Selling a home to an investor often presents a different financial landscape compared to a traditional market sale. Investor offers are typically below the full market value of a property, reflecting the investor’s need for a profit margin and the cost of any necessary repairs. While the gross sale price might be lower, the transaction often occurs on an “as-is” basis, meaning the homeowner is not obligated to undertake any repairs or renovations prior to the sale. This eliminates potential repair costs, which can range from a few thousand dollars for minor cosmetic fixes to tens of thousands for major structural or system overhauls.
Closing costs and fees also differ between the two selling methods. In a traditional sale, sellers typically incur various closing costs, including title insurance, escrow fees, transfer taxes, and attorney fees, which can amount to 2% to 5% of the sale price. Sellers are also responsible for real estate agent commissions, commonly ranging from 5% to 6% of the sale price, split between the buyer’s and seller’s agents. In contrast, investors frequently cover most or all closing costs, and since no real estate agents are involved for the seller, there are no commission fees.
The speed and certainty of an investor sale also hold financial value. A quick closing, often within 7 to 30 days, can save the seller on ongoing holding costs. These costs include mortgage payments (hundreds to thousands monthly), property taxes (1% to 2% of assessed value annually), homeowner’s insurance premiums, and utility expenses. Avoiding these prolonged costs can offset some of the difference in the gross sale price.
While the upfront cash offer from an investor might seem less than a potential traditional sale, the net proceeds can be more competitive when factoring in avoided expenses. The convenience of a guaranteed sale, without market fluctuations, buyer financing issues, or lengthy negotiation periods, also provides a practical benefit. For sellers prioritizing a swift, hassle-free transaction over maximizing the top-line sale price, an investor sale can be a financially appealing option.

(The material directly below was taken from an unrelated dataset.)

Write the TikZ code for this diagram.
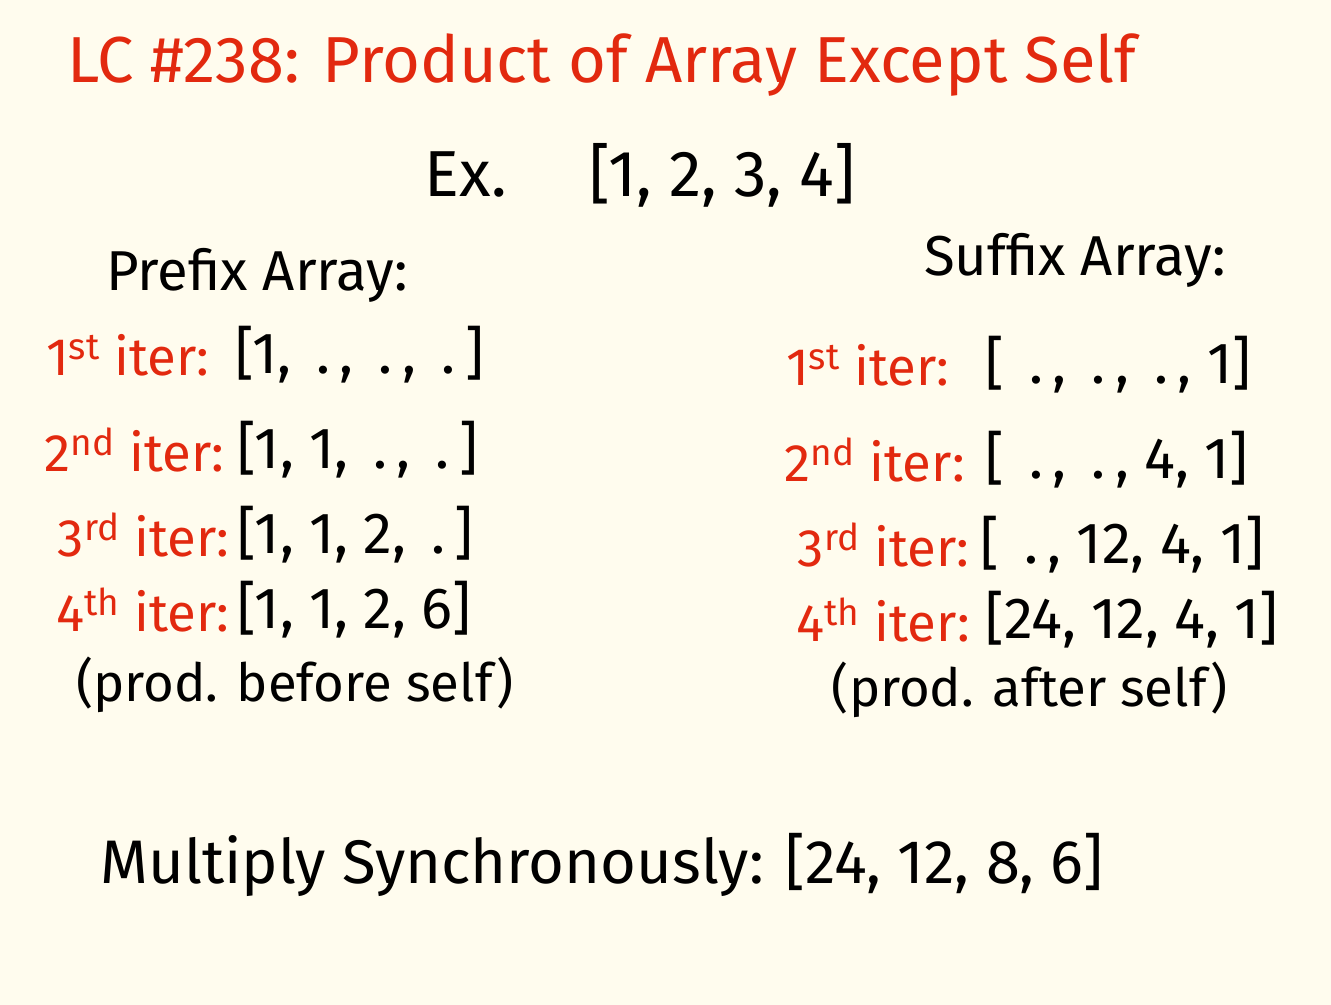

When a homeowner receives an offer from a home investor, due diligence is important before making a decision. Obtain multiple offers, not only from various investors but also a comparative market analysis from a traditional real estate agent. This helps establish a benchmark for the property’s value and provides a clearer understanding of potential financial outcomes across different selling methods. Comparing multiple bids allows assessment of each proposal’s competitiveness.
Review all offer terms. This includes the purchase price, closing date, and any contingencies. Understand who is responsible for closing costs, such as title fees or transfer taxes, as investors often cover these. Fully understand the “as-is” clause, as it defines the property’s condition and the seller’s lack of responsibility for repairs.
Seek independent professional advice before accepting any offer. A real estate attorney can review the contract to ensure terms are fair, legally sound, and protect the homeowner’s interests. Consulting a trusted real estate agent for an opinion on market value can provide an unbiased assessment of what the property might fetch on the open market. These professionals can help identify hidden clauses or potential disadvantages within the investor’s proposal.
Verify the investor’s legitimacy and track record. Check references, online reviews, or business registrations to confirm credibility. Understanding the investor’s transaction history can provide confidence in their ability to follow through on the offer. Ultimately, comprehending all contract aspects, especially property condition representations and closing timelines, is paramount before signing.